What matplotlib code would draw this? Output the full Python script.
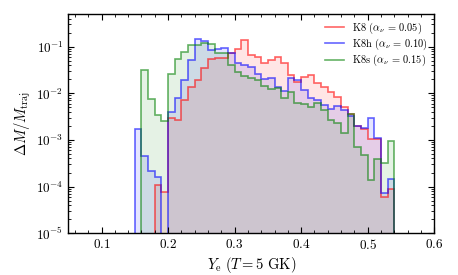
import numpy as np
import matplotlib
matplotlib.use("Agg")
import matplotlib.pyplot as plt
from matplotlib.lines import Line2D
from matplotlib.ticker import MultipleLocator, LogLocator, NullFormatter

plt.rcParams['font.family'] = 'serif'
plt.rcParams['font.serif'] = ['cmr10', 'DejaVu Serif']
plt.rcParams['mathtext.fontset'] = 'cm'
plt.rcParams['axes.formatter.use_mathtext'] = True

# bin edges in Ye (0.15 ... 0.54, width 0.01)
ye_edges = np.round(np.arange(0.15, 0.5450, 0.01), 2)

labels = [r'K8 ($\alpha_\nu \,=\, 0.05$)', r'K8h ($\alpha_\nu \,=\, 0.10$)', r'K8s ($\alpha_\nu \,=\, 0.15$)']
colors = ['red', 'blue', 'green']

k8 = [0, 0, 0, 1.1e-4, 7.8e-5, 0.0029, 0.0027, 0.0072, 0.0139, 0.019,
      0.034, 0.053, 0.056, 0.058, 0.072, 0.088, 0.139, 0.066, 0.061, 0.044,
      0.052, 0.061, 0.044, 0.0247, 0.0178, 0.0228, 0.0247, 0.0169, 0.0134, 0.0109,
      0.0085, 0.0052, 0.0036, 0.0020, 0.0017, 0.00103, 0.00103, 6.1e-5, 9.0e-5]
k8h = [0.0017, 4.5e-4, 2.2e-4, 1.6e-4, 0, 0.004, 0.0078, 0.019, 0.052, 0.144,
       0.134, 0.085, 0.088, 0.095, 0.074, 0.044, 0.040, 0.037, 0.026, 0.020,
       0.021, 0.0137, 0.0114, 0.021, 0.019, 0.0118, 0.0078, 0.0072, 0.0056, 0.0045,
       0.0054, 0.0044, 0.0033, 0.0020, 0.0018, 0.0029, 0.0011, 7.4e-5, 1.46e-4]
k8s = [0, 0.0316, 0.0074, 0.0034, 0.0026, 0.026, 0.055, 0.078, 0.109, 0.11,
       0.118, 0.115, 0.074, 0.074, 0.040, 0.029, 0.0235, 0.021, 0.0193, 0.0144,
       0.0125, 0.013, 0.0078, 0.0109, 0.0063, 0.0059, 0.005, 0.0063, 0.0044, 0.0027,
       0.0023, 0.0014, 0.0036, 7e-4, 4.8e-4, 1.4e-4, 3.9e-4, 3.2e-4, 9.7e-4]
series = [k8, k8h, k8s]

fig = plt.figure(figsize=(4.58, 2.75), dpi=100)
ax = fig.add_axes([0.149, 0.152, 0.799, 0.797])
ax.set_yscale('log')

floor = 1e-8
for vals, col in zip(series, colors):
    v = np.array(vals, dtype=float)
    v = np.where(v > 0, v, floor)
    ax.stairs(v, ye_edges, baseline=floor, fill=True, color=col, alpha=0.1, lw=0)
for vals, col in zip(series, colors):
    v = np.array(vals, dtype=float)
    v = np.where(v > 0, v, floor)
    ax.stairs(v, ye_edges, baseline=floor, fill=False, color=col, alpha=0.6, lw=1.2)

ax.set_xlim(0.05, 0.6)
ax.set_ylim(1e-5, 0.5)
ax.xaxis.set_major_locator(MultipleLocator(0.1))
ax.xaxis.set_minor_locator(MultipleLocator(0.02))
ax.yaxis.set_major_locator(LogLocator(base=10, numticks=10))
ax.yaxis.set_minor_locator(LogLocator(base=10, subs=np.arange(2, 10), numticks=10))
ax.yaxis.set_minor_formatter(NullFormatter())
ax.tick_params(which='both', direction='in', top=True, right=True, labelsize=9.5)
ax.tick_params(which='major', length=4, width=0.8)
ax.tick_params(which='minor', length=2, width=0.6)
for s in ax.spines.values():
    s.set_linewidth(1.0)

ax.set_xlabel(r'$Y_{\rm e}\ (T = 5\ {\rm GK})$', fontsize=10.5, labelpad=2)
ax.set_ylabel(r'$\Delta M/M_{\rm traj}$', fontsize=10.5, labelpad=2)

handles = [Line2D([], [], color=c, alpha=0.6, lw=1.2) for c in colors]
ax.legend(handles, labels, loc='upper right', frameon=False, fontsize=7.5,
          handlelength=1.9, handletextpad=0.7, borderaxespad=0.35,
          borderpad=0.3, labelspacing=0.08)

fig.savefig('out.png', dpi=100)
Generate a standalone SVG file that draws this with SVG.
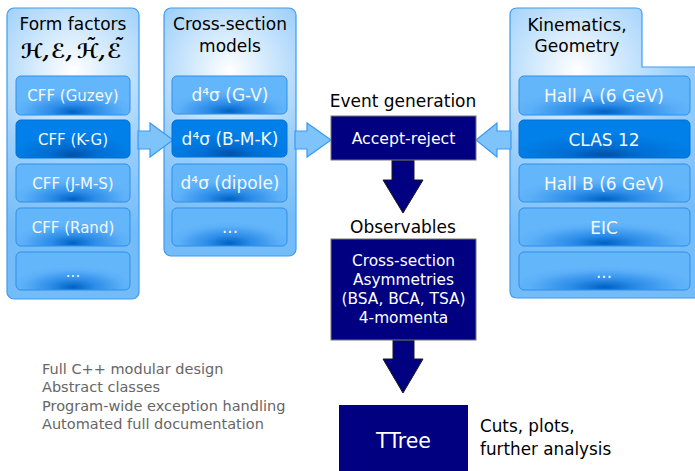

***

YOUR TASK -> Report only the number of lines that hold the string "matplotlib" in this listing.

EXERCISE RESPONSE -> 6